— START RECORDS TO PROCESS —

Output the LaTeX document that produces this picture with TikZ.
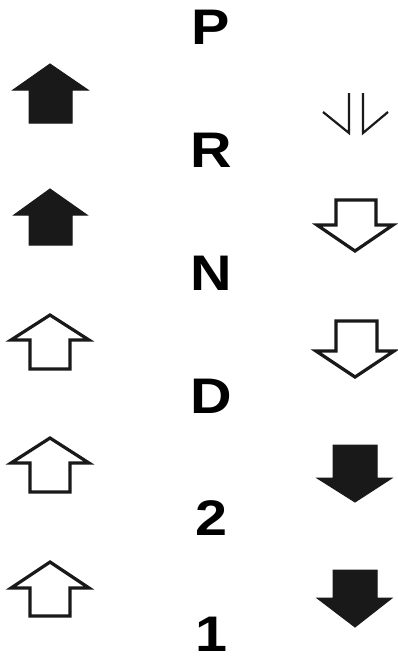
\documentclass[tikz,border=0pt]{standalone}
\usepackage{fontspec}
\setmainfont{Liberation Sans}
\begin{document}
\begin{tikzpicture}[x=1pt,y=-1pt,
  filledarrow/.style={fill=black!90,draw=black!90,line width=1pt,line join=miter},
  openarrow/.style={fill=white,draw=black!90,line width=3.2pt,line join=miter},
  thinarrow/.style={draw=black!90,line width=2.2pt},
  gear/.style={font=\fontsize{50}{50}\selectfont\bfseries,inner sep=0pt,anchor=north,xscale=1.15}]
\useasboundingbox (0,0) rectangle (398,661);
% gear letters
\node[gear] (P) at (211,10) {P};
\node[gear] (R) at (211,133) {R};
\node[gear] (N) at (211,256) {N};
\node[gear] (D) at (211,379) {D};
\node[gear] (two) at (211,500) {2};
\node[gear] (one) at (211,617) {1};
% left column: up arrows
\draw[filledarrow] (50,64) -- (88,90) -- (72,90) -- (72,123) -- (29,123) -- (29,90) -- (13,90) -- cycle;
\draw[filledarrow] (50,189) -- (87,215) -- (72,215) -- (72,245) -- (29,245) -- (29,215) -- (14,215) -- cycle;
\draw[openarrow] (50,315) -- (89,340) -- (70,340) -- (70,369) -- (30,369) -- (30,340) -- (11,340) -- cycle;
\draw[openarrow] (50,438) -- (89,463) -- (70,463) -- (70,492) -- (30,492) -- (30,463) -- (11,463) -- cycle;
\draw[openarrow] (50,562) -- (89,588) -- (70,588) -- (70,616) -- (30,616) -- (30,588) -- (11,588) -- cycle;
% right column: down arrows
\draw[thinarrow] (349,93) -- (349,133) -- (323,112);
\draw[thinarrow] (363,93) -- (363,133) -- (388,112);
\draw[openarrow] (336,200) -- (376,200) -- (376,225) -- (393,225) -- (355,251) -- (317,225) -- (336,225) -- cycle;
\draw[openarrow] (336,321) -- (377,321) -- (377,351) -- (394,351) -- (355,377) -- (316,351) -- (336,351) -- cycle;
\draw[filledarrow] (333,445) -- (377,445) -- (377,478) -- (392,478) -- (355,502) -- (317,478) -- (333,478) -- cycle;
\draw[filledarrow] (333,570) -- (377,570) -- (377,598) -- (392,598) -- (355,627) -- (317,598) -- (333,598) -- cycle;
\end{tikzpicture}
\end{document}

— END RECORDS TO PROCESS —
— START RECORDS TO PROCESS —

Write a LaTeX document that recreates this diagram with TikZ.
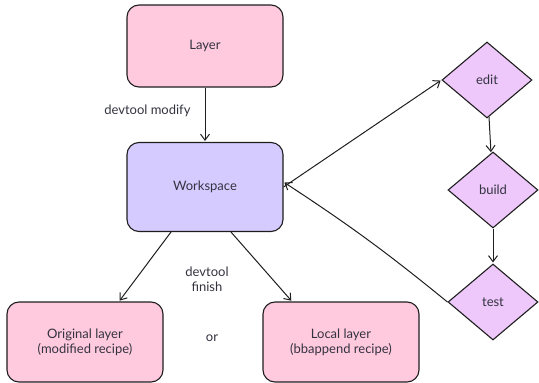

— END RECORDS TO PROCESS —

**EXERCISE GOAL:**
Read through the entries and copy each line in which "with" appears.

**FINISHED ANSWER:**
Output the LaTeX document that produces this picture with TikZ.
Write a LaTeX document that recreates this diagram with TikZ.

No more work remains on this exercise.